Saturday, October 15, 2011
Rosemary's Baby (1968)
Rosemary's Baby was adapted from Ira Levin's novel of the same name and produced by William Castle - the low budget auteur behind gimmicky movies like the original House On Haunted Hill and 13 Ghosts. It is interesting to note that Castle brought the book to Paramount Pictures before the novel was officially released, and the studio bought the film rights with the stipulation that Castle could produce, but not direct, the movie. This is important because it led the way for director Roman Polanski to take the helm, kicking off his career in the United States with what could be his signature film. Had Castle directed, it would certainly have been a very different movie - likely a shlocky, forgettable bit of fluff rather than an icon of horror.
Rosemary's Baby is so well known and influential that even if you haven't seen the movie, you probably know the basic story. Rosemary Woodhouse and her struggling actor husband Guy move into a new apartment and get to know their elderly, overly friendly neighbors, Roman and Minnie Castevet. Before too long, Guy's career starts to pick up and they decide it's time to have a baby. The Castevets take a overbearing interest in Rosemary's pregnancy, insistently providing help she doesn't want, like hooking her up with a famous obstetrician and making her a fresh herb concoction that Minnie makes up every day (per the doctor's orders).
As her due date approaches, Rosemary becomes more and more convinced of their sinister motives and that her husband is in with the Castevets on a plot against her and the baby. She comes to believe that the Castevets, the doctor, her husband, and untold numbers of others are part if a coven of witches who want to sacrifice her baby to Satan in exchange for power in the world.
And --- SPOILER ALERT --- she is mostly right.

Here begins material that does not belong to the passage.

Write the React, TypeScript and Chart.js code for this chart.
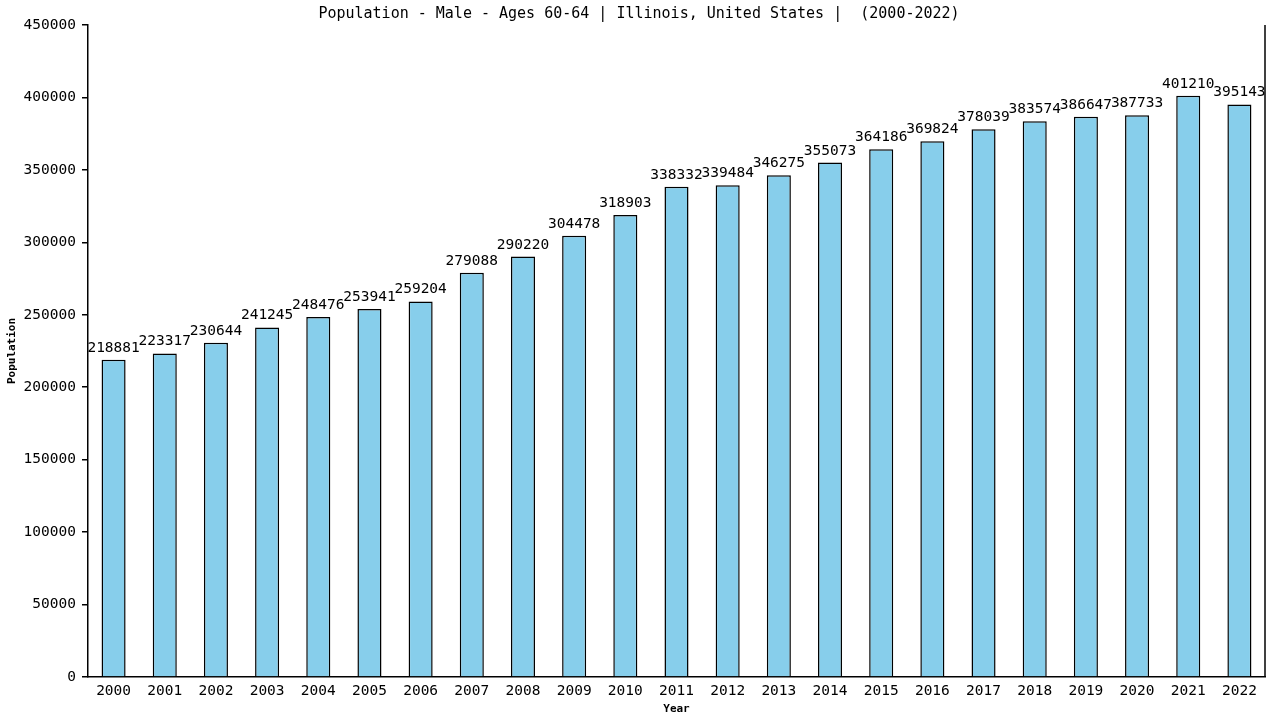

Rosemary's Baby takes the normal anxieties of pregnancy and turns them up to 11. It is hard enough to know how you will handle having a child under the best of circumstances. But if your child is the offspring of the Devil and the object of worship for a coven of old, frumpy witches, that presents a whole unique set of problems. The finale gives us a good look at two things: a mother's natural strength and, in showing the gathered coven's very ordinariness, the banality of evil. These witches aren't black-robed, red-eyed monsters tattooed with the number of the Beast - they are your next door neighbors.